I wanted to become a story teller.

I was a writer at heart. I knew that now. The biggest shame was that it took me until the end of 2012 to actually realize it, and to do something about it. But I found that missing piece, that calling that I wasn't hearing for so long. I learned that to be who I wanted to be in life, I needed to surround myself with people who would support me, not who would try to mold me into what they wanted to see. And, in 2014, when things were going at their best and I was finally starting to see myself become the person I wanted to be, I put those nostalgic glasses on again and looked back at the game that had become such a large part of my life.

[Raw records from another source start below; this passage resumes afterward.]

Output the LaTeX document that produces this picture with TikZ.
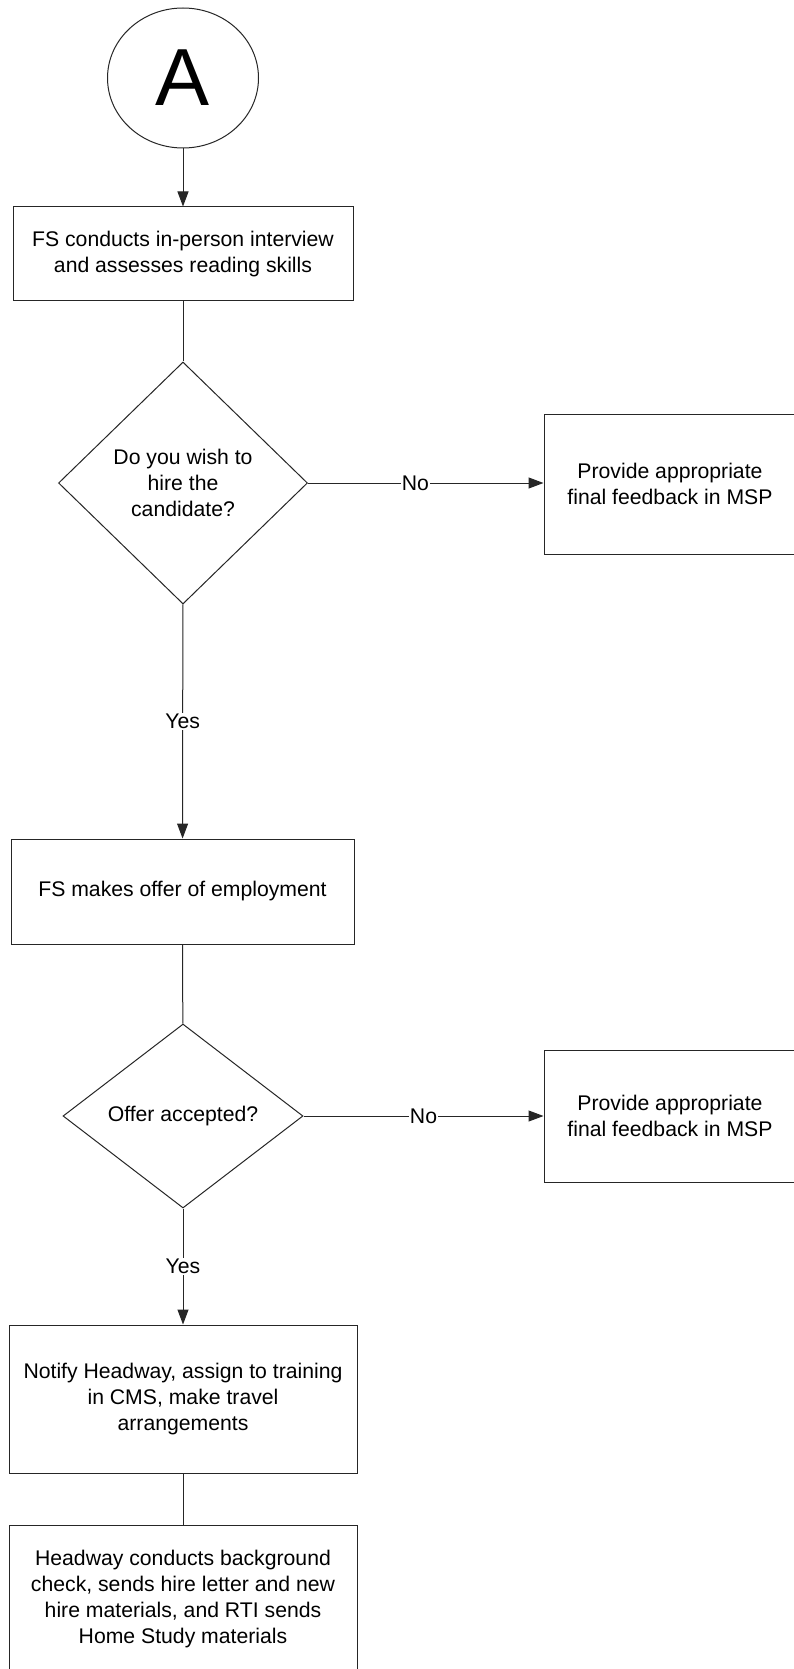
\documentclass[tikz,border=0pt]{standalone}
\usepackage{fontspec}
\setmainfont{Liberation Sans}
\usetikzlibrary{shapes.geometric,arrows.meta}
\begin{document}
\begin{tikzpicture}[x=1pt,y=-1pt,
  every node/.style={font=\fontsize{21.2}{26}\selectfont},
  procbox/.style={draw=black!85,line width=1pt,rectangle,align=center,inner sep=0pt},
  decbox/.style={draw=black!85,line width=1pt,diamond,align=center,inner sep=0pt,aspect=1},
  conn/.style={draw=black!85,line width=1pt},
  arr/.style={conn,-{Triangle[length=15pt,width=11pt]}},
  lbl/.style={fill=white,inner sep=1pt}]
\useasboundingbox (0,0) rectangle (793,1669);
\fill[white] (0,0) rectangle (793,1669);
\node[draw=black!85,line width=1pt,ellipse,minimum width=151pt,minimum height=140pt,inner sep=0pt,
  font=\fontsize{81}{81}\selectfont] (a) at (183,78) {A};
\node[procbox,minimum width=340pt,minimum height=94pt] (b1) at (183,254)
  {FS conducts in-person interview\\and assesses reading skills};
\node[decbox,minimum width=249pt,minimum height=242pt] (d1) at (183,483)
  {Do you wish to\\hire the\\candidate?};
\node[procbox,minimum width=252pt,minimum height=140pt] (b2) at (670,484)
  {Provide appropriate\\final feedback in MSP};
\node[procbox,minimum width=343pt,minimum height=105pt] (b3) at (182.5,891.5)
  {FS makes offer of employment};
\node[decbox,minimum width=240pt,minimum height=184pt] (d2) at (183,1116)
  {Offer accepted?};
\node[procbox,minimum width=252pt,minimum height=132pt] (b4) at (670,1116)
  {Provide appropriate\\final feedback in MSP};
\node[procbox,minimum width=348pt,minimum height=148pt] (b5) at (183,1399)
  {Notify Headway, assign to training\\in CMS, make travel\\arrangements};
\node[procbox,minimum width=348pt,minimum height=147pt] (b6) at (183,1598.5)
  {Headway conducts background\\check, sends hire letter and new\\hire materials, and RTI sends\\Home Study materials};
\draw[arr] (a) -- (b1);
\draw[conn] (b1) -- (d1);
\draw[arr] (d1.east) -- node[lbl,pos=0.456] {No} (b2.west |- d1.east);
\draw[arr] (d1) -- node[lbl,pos=0.5] {Yes} (b3);
\draw[conn] (b3) -- (d2);
\draw[arr] (d2) -- node[lbl,pos=0.5] {No} (b4);
\draw[arr] (d2) -- node[lbl,pos=0.5] {Yes} (b5);
\draw[conn] (b5) -- (b6);
\end{tikzpicture}
\end{document}
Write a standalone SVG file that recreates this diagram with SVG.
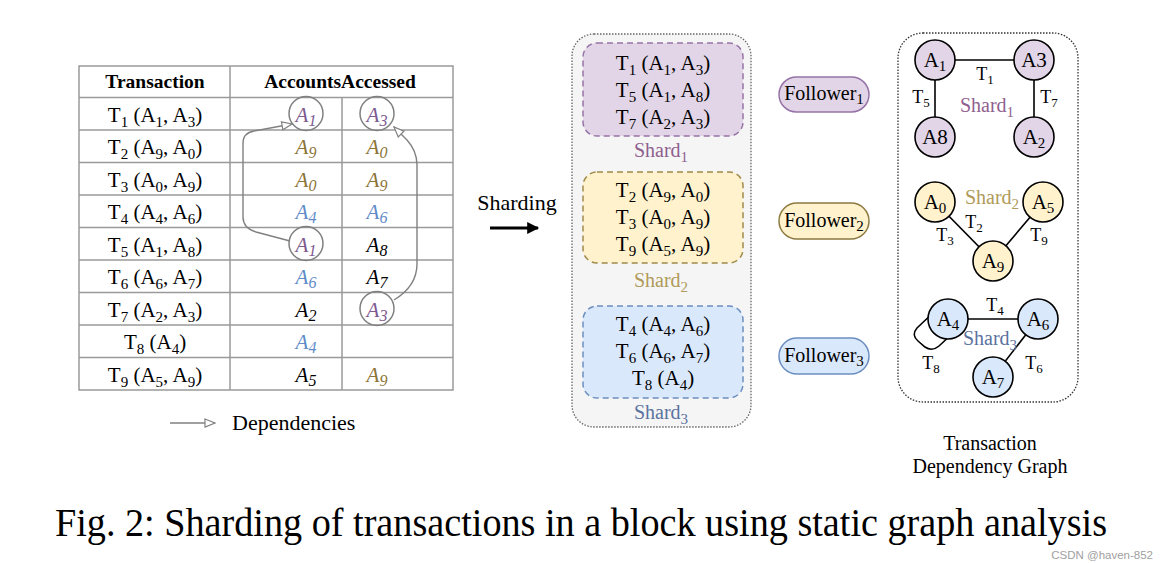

World of Warcraft wasn't a shameful thing, as I had been taught to believe for so long. And it wasn't contradictory to my path in life, as I had mistakenly determined some time ago. It was just... itself. It was a game, a world, and best of all, a community, that I knew so well and was such an influential part of my life. Now that I knew where I fit in the real world, I didn't resent the clarity of purpose I had in Azeroth.

I rejoined in 2014, and breezed through the content I had missed in Mists of Pandaria, now waiting on the cusp of the next expansion, Warlords of Draenor. Now, I still play it, though not as much as I would like. Adult life has a way of reorganizing priorities. But Dloin still exists in Azeroth, and though he has lost his crew and isn't as prominent of a community figure any longer, he is still wandering the seas. His story continues, and it has been one so influential to me that I knew it was a story I had to tell. And that is what is being adapted and rewritten into the upcoming serial Astral Tides.